2003年11月13日(木)「しんぶん赤旗」
財務省は十一日、二○○四年度予算で、生活保護制度のうち、七十歳以上の高齢者に一律支給する老齢加算と母子家庭に対する母子加算を廃止する方針を固めました。また、生活保護費の物価連動制を今年度に引き続き採り入れます。これらの改悪で二百億―三百億円の歳出を削減するとしています。
同省は十三日の財政制度等審議会(財務相の諮問機関)で制度「改正」を求める方針を説明します。
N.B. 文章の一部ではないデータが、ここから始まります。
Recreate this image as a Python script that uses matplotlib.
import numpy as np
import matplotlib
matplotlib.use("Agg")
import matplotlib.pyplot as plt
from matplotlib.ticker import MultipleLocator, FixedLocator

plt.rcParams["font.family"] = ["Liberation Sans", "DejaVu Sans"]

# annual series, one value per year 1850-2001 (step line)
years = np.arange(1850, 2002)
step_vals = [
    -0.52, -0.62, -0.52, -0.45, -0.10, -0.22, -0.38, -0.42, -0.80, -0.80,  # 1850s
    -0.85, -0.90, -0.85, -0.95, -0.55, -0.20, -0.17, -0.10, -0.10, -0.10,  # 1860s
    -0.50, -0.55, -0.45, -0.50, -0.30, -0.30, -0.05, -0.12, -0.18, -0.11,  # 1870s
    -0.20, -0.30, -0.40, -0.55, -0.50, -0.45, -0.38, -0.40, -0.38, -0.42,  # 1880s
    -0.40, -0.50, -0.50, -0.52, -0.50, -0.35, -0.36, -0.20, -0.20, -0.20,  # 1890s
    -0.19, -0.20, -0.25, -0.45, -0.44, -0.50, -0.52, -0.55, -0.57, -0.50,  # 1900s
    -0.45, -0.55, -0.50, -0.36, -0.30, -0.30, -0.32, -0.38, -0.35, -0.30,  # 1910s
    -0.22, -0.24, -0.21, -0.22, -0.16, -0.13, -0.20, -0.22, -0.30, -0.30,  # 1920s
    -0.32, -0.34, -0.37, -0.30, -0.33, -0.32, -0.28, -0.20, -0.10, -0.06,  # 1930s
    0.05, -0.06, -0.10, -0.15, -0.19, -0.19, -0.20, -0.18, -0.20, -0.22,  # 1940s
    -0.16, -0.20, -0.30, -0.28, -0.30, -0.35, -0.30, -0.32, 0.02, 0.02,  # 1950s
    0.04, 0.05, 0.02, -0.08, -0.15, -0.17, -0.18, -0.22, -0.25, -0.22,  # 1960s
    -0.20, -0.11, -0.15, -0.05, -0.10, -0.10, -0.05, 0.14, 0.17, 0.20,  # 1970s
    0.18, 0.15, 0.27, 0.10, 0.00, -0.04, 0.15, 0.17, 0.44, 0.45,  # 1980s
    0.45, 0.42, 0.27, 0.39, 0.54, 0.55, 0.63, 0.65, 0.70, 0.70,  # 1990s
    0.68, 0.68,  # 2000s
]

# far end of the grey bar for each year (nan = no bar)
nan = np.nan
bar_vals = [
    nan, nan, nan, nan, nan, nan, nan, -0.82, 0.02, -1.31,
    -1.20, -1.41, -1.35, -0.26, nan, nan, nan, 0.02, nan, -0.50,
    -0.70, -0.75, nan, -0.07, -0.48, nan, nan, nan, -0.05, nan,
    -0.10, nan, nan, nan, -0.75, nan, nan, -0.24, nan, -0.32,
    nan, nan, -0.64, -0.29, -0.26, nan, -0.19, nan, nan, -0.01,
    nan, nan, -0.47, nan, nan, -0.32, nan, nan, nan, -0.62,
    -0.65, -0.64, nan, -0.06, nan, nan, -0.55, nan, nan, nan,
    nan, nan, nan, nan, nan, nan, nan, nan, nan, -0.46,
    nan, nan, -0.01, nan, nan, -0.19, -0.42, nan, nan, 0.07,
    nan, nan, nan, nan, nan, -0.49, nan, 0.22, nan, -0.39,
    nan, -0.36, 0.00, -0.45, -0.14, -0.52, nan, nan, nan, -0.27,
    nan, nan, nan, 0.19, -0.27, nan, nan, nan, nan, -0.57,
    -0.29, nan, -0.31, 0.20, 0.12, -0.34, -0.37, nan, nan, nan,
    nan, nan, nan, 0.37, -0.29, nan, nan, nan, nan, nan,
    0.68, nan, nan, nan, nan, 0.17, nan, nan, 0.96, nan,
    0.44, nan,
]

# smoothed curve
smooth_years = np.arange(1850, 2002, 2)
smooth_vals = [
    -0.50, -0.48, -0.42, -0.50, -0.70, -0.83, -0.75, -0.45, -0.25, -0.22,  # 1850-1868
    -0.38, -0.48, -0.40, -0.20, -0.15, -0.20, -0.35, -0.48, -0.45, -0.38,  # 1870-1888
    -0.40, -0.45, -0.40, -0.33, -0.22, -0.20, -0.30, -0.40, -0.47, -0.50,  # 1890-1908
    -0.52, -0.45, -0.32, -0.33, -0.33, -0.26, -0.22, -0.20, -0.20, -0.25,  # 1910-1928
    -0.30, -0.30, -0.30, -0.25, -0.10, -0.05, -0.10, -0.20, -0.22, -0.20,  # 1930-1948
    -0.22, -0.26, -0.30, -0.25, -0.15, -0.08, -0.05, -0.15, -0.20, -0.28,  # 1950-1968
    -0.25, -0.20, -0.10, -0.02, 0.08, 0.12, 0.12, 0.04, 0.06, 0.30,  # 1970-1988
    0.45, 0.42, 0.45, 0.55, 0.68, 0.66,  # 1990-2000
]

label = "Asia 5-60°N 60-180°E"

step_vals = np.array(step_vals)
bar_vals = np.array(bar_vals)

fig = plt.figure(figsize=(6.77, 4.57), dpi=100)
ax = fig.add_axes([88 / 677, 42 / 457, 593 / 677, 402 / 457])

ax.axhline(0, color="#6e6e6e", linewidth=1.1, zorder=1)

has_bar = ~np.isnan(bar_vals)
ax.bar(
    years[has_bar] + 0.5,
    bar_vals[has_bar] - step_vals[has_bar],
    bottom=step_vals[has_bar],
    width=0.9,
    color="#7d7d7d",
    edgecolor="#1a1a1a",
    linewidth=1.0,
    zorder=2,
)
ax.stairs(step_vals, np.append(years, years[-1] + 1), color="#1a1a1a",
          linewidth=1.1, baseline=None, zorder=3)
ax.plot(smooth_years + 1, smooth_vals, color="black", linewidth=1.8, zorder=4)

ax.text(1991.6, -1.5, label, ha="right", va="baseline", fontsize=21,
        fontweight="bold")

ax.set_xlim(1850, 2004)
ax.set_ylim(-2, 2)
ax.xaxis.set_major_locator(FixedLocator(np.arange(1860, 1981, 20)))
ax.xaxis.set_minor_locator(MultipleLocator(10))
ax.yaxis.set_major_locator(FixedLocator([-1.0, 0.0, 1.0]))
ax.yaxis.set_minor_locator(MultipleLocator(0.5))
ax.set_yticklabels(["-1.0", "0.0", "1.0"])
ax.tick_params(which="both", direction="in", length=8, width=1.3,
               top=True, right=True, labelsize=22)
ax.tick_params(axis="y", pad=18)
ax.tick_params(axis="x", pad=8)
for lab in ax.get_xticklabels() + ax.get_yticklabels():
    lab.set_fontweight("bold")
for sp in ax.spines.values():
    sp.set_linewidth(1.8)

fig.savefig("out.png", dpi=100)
生活保護費(国が四分の三負担)は、不況による生活悪化を反映して一九九四年度から十年連続で増加し、○三年度は一兆四千八百五十億円に上っています。
七十歳単身世帯への給付は、老齢加算(一万七千九百三十円)により月額九万五千百四十円。財務省は「高齢になるほど消費支出は減少するのに合理性を欠く」(主計局)としています。
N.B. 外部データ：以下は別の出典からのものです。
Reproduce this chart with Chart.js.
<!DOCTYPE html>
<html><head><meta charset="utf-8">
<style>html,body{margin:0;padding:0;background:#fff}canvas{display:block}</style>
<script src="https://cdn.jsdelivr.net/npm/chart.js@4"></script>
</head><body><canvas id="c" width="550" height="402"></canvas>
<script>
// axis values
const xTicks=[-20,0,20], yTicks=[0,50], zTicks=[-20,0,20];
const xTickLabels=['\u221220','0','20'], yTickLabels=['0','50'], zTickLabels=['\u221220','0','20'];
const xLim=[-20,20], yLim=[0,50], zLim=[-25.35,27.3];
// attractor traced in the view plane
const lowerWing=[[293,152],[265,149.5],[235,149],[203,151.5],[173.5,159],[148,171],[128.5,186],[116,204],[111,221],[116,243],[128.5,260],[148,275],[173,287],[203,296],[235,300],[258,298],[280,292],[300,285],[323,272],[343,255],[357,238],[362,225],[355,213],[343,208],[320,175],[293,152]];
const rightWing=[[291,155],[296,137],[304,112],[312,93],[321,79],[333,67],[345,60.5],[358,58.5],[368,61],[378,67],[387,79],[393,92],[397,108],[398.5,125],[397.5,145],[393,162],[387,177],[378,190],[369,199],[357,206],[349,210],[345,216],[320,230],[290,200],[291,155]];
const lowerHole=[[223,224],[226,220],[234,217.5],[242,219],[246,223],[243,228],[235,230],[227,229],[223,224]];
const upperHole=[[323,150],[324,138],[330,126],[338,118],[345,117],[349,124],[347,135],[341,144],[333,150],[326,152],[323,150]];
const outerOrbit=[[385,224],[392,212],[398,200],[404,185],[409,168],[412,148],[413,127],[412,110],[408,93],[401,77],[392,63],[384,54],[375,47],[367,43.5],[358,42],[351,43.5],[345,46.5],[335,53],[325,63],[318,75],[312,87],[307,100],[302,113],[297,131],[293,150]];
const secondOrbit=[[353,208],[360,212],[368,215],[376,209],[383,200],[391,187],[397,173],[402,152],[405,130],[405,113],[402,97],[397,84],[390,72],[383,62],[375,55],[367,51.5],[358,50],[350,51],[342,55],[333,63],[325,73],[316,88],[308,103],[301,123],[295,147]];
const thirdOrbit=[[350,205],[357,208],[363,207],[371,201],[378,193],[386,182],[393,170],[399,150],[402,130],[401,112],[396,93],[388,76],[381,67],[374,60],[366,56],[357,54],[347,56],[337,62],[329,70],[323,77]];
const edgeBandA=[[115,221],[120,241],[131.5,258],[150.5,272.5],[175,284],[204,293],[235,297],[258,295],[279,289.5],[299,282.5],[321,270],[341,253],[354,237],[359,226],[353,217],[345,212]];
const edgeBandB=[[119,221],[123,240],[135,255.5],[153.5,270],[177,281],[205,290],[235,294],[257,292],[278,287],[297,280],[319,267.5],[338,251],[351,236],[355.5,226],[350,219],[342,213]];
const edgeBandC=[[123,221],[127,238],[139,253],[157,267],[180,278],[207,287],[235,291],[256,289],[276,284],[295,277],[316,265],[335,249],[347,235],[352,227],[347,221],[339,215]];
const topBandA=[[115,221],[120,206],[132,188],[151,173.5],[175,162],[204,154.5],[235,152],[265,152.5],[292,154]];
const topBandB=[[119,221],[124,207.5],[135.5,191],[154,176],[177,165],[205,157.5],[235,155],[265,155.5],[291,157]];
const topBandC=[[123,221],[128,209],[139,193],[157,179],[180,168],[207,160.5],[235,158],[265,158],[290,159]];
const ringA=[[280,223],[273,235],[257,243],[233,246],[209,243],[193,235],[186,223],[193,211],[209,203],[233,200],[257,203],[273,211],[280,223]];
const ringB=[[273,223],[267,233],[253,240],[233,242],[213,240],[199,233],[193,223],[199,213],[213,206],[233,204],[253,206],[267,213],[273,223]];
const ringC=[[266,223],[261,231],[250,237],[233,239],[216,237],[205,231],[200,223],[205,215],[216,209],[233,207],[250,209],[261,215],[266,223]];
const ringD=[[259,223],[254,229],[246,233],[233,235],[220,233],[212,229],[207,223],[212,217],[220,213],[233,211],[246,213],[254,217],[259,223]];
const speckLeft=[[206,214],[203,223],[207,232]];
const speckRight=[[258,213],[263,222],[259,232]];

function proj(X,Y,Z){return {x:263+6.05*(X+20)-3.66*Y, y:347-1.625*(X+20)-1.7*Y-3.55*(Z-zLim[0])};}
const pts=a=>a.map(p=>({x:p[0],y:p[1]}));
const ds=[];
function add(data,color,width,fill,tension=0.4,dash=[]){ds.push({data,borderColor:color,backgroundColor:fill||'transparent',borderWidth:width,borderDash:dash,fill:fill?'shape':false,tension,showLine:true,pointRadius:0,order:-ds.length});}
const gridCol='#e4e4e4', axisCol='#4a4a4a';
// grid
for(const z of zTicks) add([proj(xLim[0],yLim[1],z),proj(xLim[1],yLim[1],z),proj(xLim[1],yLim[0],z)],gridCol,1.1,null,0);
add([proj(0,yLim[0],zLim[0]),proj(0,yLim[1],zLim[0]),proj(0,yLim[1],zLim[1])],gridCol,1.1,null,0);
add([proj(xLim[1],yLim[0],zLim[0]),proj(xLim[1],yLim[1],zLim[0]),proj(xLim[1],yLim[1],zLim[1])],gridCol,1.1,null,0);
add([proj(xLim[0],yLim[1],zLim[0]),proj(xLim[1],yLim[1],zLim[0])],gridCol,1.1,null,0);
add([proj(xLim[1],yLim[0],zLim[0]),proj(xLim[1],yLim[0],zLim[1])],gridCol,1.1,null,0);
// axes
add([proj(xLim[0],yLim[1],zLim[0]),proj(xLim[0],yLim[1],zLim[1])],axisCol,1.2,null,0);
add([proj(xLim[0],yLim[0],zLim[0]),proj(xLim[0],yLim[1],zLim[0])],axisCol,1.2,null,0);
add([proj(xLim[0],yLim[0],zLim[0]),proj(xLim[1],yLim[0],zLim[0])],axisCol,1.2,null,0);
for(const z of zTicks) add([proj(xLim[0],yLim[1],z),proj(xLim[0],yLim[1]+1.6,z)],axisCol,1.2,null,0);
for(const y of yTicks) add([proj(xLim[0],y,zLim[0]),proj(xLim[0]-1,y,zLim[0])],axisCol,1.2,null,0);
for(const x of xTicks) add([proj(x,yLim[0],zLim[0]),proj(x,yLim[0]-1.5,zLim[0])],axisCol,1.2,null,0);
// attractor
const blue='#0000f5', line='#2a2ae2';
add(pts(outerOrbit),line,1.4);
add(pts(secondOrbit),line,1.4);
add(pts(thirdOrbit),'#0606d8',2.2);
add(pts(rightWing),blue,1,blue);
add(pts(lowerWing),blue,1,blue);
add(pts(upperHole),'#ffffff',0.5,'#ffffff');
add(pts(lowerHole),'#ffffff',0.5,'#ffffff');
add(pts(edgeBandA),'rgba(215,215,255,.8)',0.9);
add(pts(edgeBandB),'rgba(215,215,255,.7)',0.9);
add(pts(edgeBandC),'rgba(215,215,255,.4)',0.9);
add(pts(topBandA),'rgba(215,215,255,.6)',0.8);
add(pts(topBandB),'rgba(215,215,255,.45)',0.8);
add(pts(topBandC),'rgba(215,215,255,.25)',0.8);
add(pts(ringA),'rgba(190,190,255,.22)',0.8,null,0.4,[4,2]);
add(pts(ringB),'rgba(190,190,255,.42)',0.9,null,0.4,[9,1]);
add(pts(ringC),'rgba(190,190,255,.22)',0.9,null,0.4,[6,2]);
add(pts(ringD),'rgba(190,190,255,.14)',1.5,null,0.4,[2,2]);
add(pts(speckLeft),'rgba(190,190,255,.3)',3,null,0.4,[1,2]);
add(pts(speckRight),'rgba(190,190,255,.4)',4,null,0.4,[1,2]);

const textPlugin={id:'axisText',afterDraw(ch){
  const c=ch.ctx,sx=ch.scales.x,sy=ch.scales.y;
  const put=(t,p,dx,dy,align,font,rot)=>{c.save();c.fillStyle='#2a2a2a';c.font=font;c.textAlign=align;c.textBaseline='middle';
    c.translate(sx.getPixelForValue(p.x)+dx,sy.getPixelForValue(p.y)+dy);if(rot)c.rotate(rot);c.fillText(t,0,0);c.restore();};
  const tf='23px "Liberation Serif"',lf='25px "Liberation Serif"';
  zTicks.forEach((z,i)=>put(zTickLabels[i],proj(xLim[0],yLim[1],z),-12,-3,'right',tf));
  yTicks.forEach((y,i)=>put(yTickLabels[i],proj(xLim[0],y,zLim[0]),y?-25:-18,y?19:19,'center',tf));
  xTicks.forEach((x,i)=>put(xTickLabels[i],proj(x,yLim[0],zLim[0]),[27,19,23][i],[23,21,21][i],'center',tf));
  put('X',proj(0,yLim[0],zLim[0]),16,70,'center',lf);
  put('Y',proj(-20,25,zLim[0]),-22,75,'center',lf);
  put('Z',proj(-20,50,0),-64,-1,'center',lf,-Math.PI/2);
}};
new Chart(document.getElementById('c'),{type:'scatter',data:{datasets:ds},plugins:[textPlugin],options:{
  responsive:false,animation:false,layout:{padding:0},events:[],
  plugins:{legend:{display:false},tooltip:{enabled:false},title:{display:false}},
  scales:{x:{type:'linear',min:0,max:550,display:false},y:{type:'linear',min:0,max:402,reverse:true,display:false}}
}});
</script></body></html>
母子家庭の生活保護給付は、母子加算(児童一人の場合二万三千三百十円)で月額二十二万九百六十七円です。
同省はまた、生活保護給付に当たり、年金同様、物価連動を続ける方針。○三年度予算では○二年分の消費者物価下落率(0・9%減)を適用しており、○四年度予算でも○三年分(政府見通し0・4%減)を反映させる方針です。
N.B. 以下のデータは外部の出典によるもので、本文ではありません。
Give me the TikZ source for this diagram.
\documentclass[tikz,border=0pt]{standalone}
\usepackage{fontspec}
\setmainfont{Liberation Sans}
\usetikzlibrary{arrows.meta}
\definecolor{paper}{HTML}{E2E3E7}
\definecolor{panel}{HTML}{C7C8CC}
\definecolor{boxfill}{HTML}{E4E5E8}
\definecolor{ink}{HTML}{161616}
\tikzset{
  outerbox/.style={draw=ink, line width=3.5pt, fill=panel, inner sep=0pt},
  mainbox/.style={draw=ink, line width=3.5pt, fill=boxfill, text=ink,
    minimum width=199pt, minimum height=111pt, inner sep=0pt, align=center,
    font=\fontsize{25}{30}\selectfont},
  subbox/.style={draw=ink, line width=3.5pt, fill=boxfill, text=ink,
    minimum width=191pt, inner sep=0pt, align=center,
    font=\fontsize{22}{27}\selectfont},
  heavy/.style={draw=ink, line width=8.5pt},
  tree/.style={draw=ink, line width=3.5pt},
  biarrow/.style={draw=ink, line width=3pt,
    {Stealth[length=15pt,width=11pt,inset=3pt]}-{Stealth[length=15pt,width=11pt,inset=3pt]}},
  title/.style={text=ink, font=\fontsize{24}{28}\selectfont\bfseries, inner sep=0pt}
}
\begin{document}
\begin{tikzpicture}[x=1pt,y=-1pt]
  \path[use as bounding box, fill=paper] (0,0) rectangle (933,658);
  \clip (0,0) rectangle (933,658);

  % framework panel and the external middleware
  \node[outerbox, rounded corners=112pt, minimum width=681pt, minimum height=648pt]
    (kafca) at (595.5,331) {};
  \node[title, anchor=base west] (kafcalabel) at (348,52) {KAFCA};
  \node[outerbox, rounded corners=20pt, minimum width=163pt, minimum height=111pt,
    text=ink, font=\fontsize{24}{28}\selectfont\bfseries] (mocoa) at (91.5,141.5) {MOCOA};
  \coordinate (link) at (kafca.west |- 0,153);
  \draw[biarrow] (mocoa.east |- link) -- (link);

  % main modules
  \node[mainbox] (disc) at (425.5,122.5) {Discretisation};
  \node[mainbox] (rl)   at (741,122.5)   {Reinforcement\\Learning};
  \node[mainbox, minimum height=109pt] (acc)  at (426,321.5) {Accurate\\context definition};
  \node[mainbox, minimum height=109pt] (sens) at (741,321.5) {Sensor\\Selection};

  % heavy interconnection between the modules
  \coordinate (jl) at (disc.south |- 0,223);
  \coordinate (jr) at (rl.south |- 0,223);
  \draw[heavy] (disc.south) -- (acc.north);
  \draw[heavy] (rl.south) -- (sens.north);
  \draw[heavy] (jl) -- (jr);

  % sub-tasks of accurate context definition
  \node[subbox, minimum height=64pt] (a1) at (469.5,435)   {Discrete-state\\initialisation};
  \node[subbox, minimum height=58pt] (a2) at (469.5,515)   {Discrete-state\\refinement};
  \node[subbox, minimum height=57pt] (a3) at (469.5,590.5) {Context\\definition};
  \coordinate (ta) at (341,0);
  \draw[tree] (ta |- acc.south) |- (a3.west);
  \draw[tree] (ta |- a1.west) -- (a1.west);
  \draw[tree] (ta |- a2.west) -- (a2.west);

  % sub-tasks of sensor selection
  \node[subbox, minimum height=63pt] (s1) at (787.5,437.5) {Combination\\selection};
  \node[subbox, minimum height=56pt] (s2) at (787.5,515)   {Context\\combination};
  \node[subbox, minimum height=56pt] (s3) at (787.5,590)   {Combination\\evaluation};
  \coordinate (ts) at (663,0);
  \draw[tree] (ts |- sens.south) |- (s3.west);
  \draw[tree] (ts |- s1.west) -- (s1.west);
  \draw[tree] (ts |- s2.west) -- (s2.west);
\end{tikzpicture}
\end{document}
全国生活と健康を守る会(全生連)の島田務会長の話 老齢・母子加算の廃止、物価スライドによる生活保護基準の切り下げは、生活保護世帯をいっそう大変な状況に追い込むものであり、絶対に許せません。
そもそもいまの生活保護基準が「健康で文化的な最低限度の生活」(憲法二五条)を保障する内容かどうかの検証もなく、こうした削減をすることは重大問題です。すでに今年度、物価連動による生活保護給付の引き下げが初めておこなわれました。これは憲法がうたう国の義務を放棄するもので、はなはだしい生存権侵害です。